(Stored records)
---

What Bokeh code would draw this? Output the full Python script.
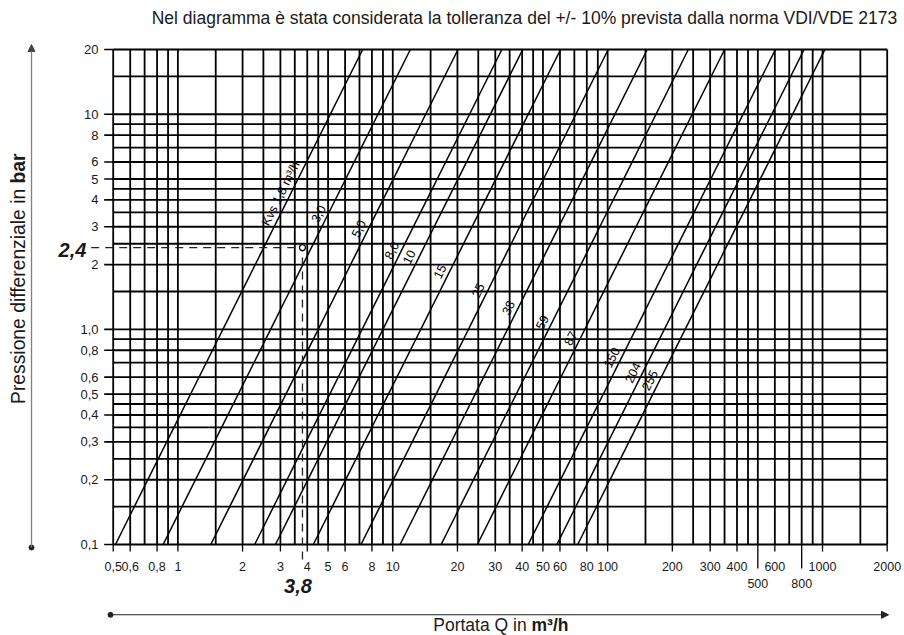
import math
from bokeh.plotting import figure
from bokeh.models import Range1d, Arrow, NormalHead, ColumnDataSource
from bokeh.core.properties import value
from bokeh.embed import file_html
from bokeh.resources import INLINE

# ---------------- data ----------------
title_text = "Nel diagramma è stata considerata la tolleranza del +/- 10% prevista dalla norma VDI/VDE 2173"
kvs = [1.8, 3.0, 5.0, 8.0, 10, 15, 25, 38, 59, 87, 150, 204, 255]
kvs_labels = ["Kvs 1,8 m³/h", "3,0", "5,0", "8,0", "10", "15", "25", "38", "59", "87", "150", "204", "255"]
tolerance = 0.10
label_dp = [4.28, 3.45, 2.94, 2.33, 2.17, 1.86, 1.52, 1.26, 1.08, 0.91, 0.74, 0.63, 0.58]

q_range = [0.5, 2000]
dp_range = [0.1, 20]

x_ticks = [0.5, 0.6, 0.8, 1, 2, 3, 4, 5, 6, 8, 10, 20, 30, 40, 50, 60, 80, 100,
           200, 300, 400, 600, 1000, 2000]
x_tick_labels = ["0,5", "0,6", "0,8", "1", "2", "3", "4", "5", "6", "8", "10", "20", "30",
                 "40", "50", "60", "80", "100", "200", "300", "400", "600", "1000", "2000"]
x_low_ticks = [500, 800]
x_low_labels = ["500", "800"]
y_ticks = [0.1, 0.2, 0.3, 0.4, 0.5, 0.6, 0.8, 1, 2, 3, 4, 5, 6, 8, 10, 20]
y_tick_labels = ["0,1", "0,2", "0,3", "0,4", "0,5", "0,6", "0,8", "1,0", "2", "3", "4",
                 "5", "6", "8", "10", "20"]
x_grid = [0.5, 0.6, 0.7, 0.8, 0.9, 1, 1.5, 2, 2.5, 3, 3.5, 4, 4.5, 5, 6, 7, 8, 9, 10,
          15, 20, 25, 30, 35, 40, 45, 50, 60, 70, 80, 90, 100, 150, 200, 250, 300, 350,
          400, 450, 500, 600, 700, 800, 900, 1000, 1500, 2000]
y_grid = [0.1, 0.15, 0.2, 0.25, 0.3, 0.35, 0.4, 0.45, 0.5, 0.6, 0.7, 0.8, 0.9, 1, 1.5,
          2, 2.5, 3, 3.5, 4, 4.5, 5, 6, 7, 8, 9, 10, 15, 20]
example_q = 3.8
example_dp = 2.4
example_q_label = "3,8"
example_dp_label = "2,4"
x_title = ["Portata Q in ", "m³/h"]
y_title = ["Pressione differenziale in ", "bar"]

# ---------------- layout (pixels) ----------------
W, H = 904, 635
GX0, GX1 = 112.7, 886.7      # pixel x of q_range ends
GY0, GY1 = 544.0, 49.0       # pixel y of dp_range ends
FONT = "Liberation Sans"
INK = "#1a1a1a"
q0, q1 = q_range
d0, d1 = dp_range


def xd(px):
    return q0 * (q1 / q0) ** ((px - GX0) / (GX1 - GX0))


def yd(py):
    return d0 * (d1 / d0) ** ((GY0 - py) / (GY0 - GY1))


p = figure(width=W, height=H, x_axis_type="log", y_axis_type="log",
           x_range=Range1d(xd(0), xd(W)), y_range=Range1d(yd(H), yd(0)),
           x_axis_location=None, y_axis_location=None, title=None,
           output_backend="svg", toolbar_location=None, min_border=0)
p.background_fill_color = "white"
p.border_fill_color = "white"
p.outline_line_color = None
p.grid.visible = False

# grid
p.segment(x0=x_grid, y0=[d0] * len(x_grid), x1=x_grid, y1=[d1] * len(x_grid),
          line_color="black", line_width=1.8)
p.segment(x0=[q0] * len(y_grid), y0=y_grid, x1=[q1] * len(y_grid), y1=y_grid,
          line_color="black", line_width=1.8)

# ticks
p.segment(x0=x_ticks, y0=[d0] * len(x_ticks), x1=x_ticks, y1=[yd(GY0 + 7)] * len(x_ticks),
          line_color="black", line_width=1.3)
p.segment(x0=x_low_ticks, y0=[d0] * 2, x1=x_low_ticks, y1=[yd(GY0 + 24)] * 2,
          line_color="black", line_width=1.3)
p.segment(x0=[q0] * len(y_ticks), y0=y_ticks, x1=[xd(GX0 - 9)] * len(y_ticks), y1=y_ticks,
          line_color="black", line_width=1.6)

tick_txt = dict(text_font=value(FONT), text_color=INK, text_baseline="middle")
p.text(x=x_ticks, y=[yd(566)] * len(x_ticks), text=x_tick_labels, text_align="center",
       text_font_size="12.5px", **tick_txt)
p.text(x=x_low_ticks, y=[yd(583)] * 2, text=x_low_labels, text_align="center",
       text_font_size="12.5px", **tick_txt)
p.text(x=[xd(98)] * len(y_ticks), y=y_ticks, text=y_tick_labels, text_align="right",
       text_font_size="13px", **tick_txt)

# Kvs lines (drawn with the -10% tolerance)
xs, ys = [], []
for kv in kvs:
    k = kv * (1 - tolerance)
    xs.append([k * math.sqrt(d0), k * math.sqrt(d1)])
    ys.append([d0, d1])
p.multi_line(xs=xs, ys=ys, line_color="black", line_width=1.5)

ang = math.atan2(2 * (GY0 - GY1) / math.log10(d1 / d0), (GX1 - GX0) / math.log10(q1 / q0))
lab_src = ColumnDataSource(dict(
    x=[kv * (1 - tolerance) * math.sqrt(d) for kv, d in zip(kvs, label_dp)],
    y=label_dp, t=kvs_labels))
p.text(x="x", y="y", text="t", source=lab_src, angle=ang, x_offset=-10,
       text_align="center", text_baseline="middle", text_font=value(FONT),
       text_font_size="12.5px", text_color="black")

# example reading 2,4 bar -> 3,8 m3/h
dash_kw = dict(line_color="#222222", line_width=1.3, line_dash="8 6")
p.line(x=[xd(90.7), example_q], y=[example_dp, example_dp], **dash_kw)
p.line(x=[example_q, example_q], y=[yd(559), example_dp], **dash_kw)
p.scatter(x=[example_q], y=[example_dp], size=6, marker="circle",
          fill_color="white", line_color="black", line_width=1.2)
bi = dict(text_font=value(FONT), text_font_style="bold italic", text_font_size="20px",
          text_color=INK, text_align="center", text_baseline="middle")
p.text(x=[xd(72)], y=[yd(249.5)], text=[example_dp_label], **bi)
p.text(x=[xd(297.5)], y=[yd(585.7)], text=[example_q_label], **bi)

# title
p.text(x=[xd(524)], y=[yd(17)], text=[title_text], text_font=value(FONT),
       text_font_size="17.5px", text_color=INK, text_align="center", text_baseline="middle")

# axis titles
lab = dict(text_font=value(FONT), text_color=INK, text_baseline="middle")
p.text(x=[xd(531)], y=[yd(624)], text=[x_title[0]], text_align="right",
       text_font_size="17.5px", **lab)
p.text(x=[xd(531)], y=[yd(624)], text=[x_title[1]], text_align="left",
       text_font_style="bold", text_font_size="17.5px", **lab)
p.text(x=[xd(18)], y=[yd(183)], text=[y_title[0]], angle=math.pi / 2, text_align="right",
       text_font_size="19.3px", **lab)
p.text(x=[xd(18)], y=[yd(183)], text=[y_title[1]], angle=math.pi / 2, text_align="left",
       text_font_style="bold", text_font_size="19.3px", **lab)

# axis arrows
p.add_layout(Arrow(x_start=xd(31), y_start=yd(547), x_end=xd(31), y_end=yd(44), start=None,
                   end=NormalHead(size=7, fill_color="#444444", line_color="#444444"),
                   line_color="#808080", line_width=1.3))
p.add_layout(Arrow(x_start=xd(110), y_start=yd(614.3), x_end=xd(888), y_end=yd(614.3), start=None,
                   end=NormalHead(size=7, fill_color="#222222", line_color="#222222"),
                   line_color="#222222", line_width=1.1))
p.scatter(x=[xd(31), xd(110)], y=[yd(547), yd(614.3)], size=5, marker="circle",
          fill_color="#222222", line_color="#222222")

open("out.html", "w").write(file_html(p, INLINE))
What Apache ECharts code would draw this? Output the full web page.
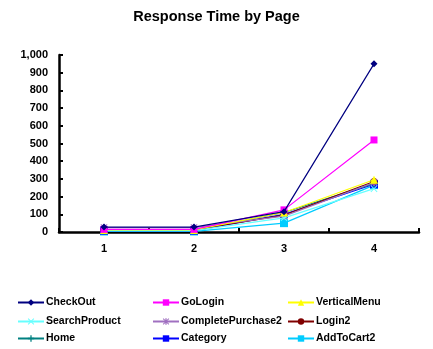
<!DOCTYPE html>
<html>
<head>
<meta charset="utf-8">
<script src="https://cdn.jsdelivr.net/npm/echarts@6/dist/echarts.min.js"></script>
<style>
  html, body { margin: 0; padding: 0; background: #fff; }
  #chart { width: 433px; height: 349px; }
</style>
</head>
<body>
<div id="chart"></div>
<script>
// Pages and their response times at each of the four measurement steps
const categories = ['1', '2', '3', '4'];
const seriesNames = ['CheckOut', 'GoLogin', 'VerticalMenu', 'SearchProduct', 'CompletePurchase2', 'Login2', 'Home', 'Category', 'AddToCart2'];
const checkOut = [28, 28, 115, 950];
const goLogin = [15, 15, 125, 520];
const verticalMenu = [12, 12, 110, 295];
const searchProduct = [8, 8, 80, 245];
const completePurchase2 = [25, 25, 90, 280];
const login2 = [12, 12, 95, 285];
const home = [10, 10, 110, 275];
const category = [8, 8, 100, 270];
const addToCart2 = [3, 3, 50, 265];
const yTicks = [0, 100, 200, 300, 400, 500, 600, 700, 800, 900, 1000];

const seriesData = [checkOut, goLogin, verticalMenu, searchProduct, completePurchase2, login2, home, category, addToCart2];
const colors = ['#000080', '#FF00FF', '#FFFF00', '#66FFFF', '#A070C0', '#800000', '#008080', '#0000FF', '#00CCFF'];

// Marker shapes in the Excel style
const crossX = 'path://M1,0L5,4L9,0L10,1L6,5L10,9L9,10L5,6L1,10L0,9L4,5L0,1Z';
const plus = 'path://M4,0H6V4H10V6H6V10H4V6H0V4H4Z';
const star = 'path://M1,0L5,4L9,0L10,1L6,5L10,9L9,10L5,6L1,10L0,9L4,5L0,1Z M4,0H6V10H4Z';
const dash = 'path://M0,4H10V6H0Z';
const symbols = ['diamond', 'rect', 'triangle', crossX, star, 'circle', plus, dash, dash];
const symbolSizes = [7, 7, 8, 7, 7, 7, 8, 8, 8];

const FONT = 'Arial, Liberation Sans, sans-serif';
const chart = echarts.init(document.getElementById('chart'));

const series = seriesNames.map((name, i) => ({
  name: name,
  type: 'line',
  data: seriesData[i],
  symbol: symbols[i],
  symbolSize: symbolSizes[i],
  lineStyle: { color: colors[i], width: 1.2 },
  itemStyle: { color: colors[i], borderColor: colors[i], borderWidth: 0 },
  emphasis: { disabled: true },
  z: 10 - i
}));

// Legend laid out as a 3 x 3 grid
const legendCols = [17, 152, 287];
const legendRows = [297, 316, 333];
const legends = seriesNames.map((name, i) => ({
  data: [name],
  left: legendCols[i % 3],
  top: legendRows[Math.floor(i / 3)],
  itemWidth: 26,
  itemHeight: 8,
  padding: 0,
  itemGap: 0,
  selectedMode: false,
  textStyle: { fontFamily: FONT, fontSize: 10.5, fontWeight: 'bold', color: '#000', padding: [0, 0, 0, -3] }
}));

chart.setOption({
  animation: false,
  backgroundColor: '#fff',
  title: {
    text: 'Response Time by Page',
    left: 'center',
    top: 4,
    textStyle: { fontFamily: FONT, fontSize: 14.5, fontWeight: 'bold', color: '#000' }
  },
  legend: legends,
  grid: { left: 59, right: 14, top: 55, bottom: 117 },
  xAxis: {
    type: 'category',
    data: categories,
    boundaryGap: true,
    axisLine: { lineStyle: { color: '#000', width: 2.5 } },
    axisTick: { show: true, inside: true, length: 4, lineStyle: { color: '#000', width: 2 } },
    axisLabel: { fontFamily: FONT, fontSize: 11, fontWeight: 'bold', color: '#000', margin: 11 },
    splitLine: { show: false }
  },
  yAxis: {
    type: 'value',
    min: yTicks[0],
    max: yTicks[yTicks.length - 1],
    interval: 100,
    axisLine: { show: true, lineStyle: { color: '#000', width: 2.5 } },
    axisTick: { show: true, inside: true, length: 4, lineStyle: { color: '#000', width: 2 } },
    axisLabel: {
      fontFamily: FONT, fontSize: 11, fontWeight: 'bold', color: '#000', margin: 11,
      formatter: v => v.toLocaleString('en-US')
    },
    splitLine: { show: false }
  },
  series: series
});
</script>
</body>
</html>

---

Short problem:
Look at the listing and set down only the lines from its start through the line with "from bokeh.resources import INLINE", word for word and without pictures.

Full response:
What Bokeh code would draw this? Output the full Python script.
import math
from bokeh.plotting import figure
from bokeh.models import Range1d, Arrow, NormalHead, ColumnDataSource
from bokeh.core.properties import value
from bokeh.embed import file_html
from bokeh.resources import INLINE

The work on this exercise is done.